Microsoft Edge Browser Replacement Could Run Google's Chromium Rendering Engine
There once was a time when the Microsoft Internet Explorer web browser was the most popular browser in all the land, but that time has passed. People tend to rely on browsers like Chrome, Firefox, and others over Microsoft's offerings these days. In 2015 with the launch of Windows 10, Microsoft hoped to change that with Edge built using a new at the time rendering engine called EdgeHTML. The problem for Microsoft is that Edge launched festooned with issues that turned web surfers off to the browser early on and it never recovered.
A new rumor is going around claims that Microsoft is working on a replacement for the Edge browser and that it will ditch EdgeHTML and use the Chromium rendering engine that was popularized by the Google Chrome browser. Microsoft's new browser reportedly carries the codename Anaheim and is tipped to become the default browser in Windows 10. It's not clear if the new browser will be called Edge or if it will use a different moniker.

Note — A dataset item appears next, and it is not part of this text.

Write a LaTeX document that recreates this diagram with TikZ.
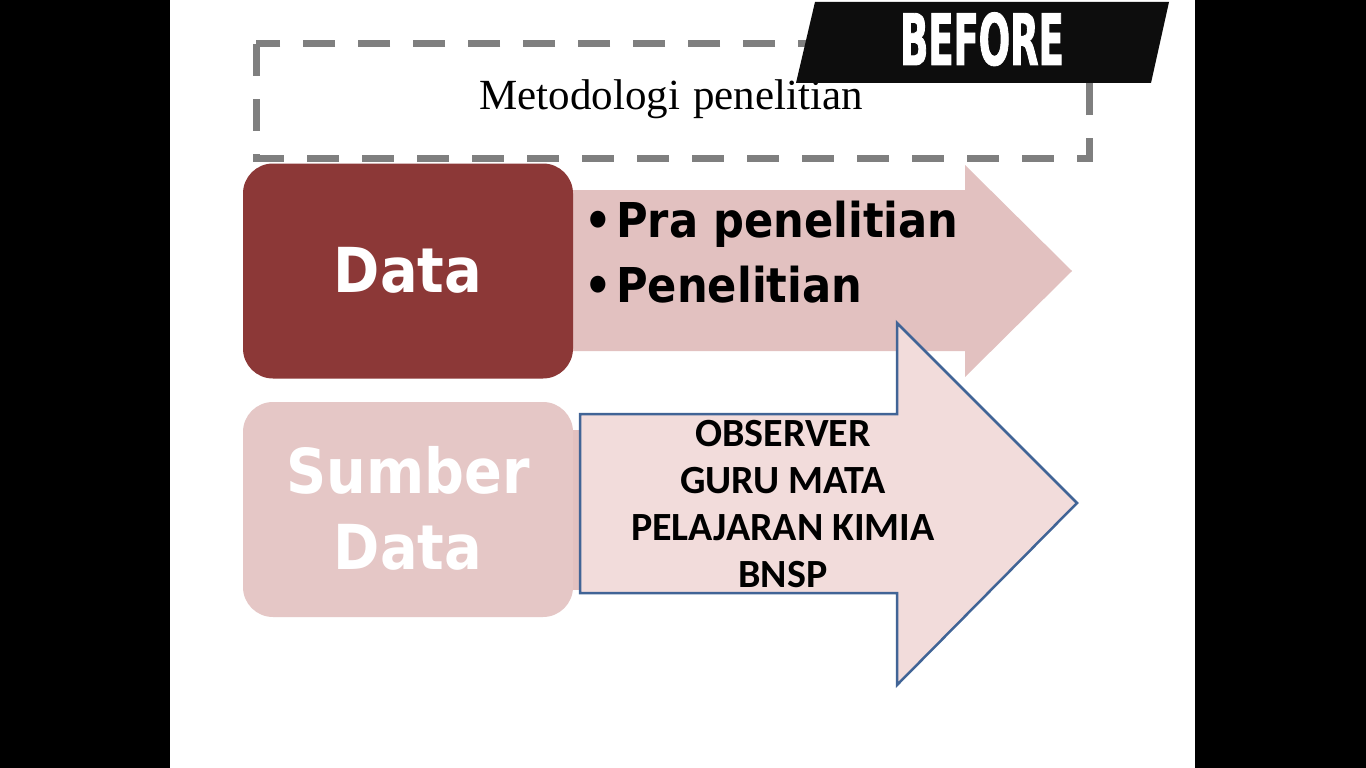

What is certain is that EdgeHTML is most likely dead. The move to Chromium means that websites you visit on the new browser will behave just as they would if you were running Chrome. With Chrome being the most popular browser on the planet, having websites display the same on Microsoft's Anaheim browser will make it more likely that Chrome fans will try the browser and possibly stay if Anaheim offers appealing features that Chrome lacks.
Expectations are that Anaheim will be rolled out through the development cycle in the first half of 2019. If we needed any more proof that Microsoft plans to leverage Chromium, engineers from the software giant have been spied committing code to the Chromium project that was specifically to get Chrome to run on ARM devices.